Visionaries on the Wing - Page 2

As the Bay Bridge reopening nears, lost in the hoopla is Frank Lloyd Wright’s forsaken ‘Butterfly’ design—the most beautiful span of all

But he wasn't a good businessman, Hammond says, and his career in the United States, where he arrived in 1939 to help design the Czech pavilion for the New York World's Fair, never took off.

Polivka worked in the Kaiser shipyards in Richmond, where fellow engineers and architects couldn't follow his rarefied theories.

"They simply didn't understand what he was talking about," says Don Olsen, a young architect in the yards who became a close friend. "A totally outstanding person who was not understood by engineers," Olsen adds, "and he in turn didn't understand them."

Visionaries on the wing
Local luminaries examine a model of the Wright-Polivka 'Butterfly Bridge' on display in the Emporium department store, downtown San Francisco, June 1953. Among those pictured are architect Aaron Green (far right) and future S.F. Mayor George Christopher (second from right).

For a time Polivka founded and ran a stress analysis lab at UC Berkeley, and operated a mostly one-man engineering firm with few clients. But one of them was a star.

"The only person he was able to convince [with his progressive ideas] was, of all things, Frank Lloyd Wright," Olsen says.

A fan since reading about Wright's proposed 'One-Mile High Tower' in 1910, Polivka wrote Wright after reading an article in which the architect called engineers "damn fools." Polivka agreed.

"The average engineer knows only beams, girders, columns, and any deviation from these everyday tools is considered as unusual, crazy, or dangerous," Polivka wrote. "For many years I was grappling with this prejudice."

Polivka was soon engineering some of Wright's trickier jobs, including the spiral-ramped Guggenheim Museum in New York.

Although Wright was Polivka's top client, "Wright was always late in paying him," Hammond says. "He would send Wright bill after bill."

Wright and Polivka shared the belief that "structural honesty provides the most compelling beauty," wrote Shahin Vassigh, a University of Buffalo architecture professor, in an exhibition catalogue entitled Engineering the Organic, about Polivka's work for Wright. And both men despised American bridges.

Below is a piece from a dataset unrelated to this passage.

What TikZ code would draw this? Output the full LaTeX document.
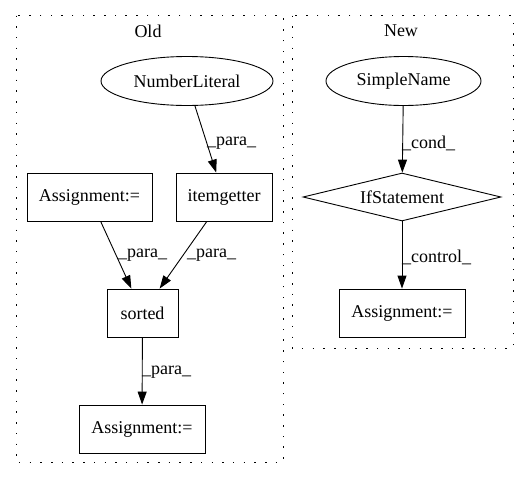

"Modern construction has now made the rampant exposed construction of the upturned steel truss bridges extravagant and obsolete," Wright wrote in his 1949 bridge proposal to state and regional officials, adding, "They remain a devastating blemish on our landscape."

Visionaries on the wing
Mounting Bay Bridge traffic congestion after the War led to discussions about a second crossing. Here, in 1954, cars are at a standstill, from Oakland to San Francisco, for an event at Treasure Island.

Bay Area officials, meanwhile, were squabbling about where and how to build a second crossing, or a "southern crossing" to relieve what had become, by the early 1940s, "intolerable congestion."

The new proposals ranged from the mundane—Oakland planners wanted to simply place what the San Francisco Examiner called a "carbon copy parallel bridge" alongside the existing Bay Bridge—to the grandiose.

Why stop with simply bridging one Bay, some argued, when you could bridge several bays and create a couple of freshwater lakes and industrial and residential building sites along the way?

The Reber plan called for building dams topped by roadways from Alameda to San Francisco and from Richmond to Marin County, turning South San Francisco Bay and San Pablo Bay into freshwater lakes.

Other plans called for bridges running from near Fishermen's Wharf to Alcatraz and Marin, sometimes continuing on to Berkeley.

The Battle of the Bridges had more to do with where to build bay crossings—and whether they should be bridges, causeways, dams, or tunnels, or a combination—not what they should look like.

It is notable that the Wright-Polivka design was done by its designers pro bono. There were no stipends and there was no official design competition.

For Polivka it was a labor of love, his granddaughter says. It would also put his name in the spotlight and might have revived his strangely stalled career.

Polivka began the effort. "This was the first time I approached Frank Lloyd Wright to collaborate with me," Polivka wrote in a memoir.